This week, you may have noticed smiley face tee-shirt adorned students sauntering down the halls or optimistic post-it notes covering the windows in the cafeteria. It is mental health week, and positive vibes are spreading.
Towards the beginning of the year I read a book that completely changed my perspective. The book was called The Secret to Teen Power, by Paul Harrington. The documentary is on Netflix’s instant queue.
The book’s message is simple.
Everything in your life, you have attracted with your thoughts. I know it seems vague, but that is the beauty of the theory. It can apply to many ways of thinking.
For religious people, the message is a parallel to prayer. For spiritual people, the theory goes hand in hand with the idea of a universal energy force, where all things are interconnected. Even for atheists like me, the message has legitimacy.
Imagine you just woke up late, rushed to school, missed breakfast, and are about to fail that quiz you forgot about. Your morning probably sucks and everyone who sees you grumbling though the halls knows it from your body language.

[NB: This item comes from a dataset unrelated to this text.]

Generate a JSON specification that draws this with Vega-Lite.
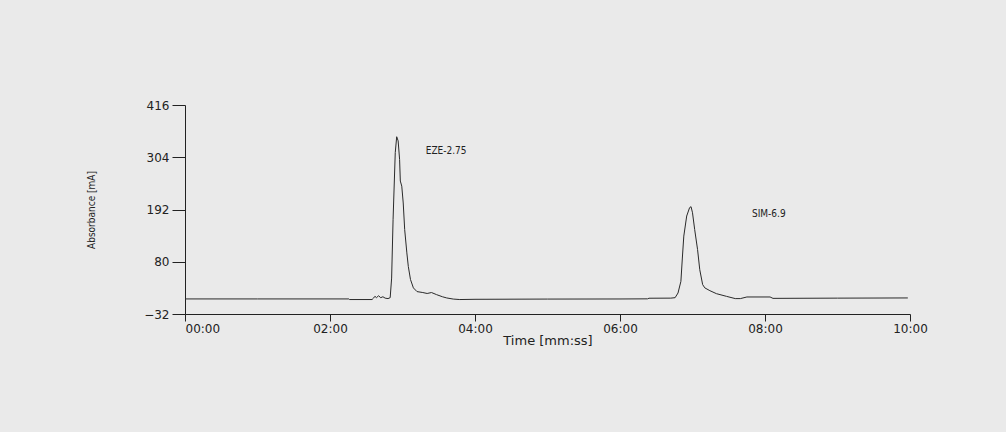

Whatever your attitude, either way you are unprepared for your quiz. However, you can choose to focus on how you going to fail and how unprepared you are, or you can push those thoughts away and try to focus on what you do know and go into the quiz with hope, not pessimism.
The way you deal with these problems is more important than the issues themselves. Reacting negatively to a “bad day” leads to unhealthy thoughts about other areas of yourself and life. However, looking on the bright side when the bad day rolls in encourages positive thinking and an optimistic outlook.
What I love about mental health week is promoting this way of thinking, because it works.
I see windows filled with messages about what we love about ourselves, instead of what we hate. Having a high sense of self-worth is vital to maintaining optimism in other aspects of life.
Earlier this week, I was handed a smiley faced “tag” tee shirt and told to pass it on. Just for kicks, try this- walk down the hall and smile at someone new, I bet they smile back and your day will be a little better.